---- Records

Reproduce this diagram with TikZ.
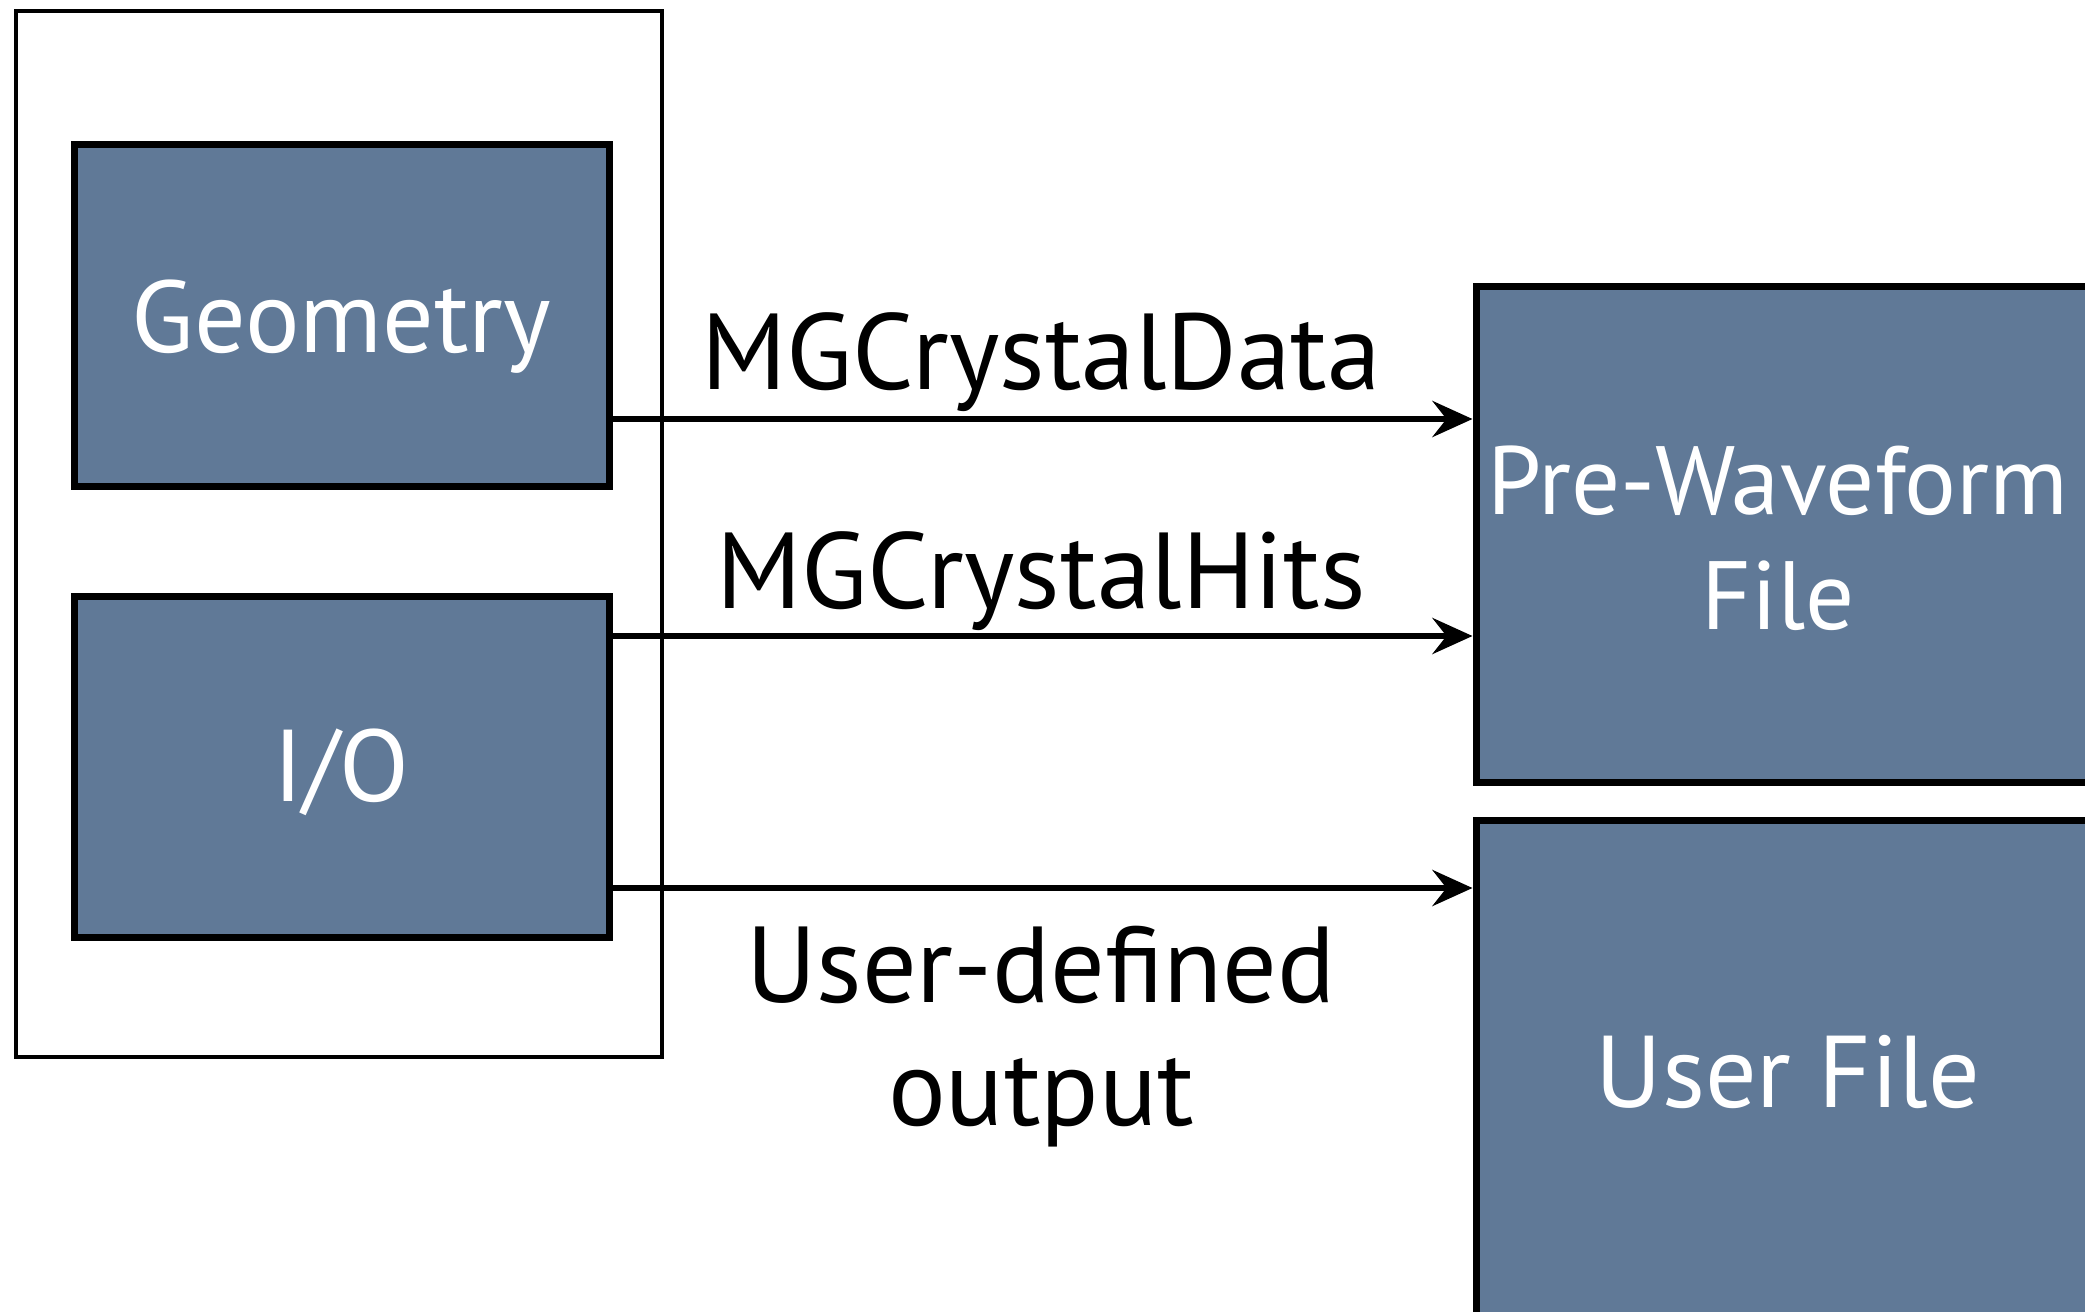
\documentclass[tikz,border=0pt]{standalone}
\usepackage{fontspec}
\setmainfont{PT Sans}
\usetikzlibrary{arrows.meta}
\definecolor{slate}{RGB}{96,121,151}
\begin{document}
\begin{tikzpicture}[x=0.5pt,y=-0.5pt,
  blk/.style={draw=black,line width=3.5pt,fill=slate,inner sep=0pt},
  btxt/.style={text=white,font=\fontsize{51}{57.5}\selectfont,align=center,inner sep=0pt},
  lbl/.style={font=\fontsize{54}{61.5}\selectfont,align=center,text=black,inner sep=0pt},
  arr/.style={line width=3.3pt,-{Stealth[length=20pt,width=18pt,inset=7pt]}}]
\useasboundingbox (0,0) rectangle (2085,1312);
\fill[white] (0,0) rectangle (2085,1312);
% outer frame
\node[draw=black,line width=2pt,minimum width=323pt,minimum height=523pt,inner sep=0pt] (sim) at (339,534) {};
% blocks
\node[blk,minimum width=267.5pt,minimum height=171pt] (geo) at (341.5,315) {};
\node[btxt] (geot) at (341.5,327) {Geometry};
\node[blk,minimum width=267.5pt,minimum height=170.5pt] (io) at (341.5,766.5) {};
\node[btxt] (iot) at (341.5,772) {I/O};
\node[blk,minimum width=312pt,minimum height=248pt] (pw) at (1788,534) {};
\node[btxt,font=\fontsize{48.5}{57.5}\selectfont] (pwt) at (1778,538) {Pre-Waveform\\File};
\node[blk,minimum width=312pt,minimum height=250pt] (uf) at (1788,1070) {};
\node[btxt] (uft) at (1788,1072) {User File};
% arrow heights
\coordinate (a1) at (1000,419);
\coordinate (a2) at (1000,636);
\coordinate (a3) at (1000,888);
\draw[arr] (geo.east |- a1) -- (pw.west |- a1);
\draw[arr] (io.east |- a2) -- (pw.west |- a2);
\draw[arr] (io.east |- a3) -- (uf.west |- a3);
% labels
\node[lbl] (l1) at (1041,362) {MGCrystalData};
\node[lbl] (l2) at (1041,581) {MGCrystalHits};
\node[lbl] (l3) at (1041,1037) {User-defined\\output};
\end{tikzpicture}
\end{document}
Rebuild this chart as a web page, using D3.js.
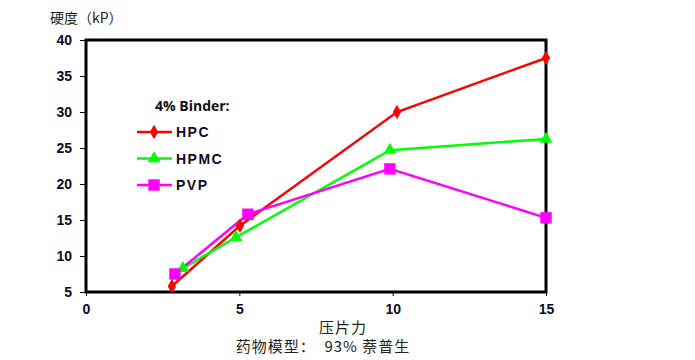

--------

▶ [Exercise directions] Identify each line in the records above containing the word "this"; copy those lines.

▶ [Finished answer]
Reproduce this diagram with TikZ.
Rebuild this chart as a web page, using D3.js.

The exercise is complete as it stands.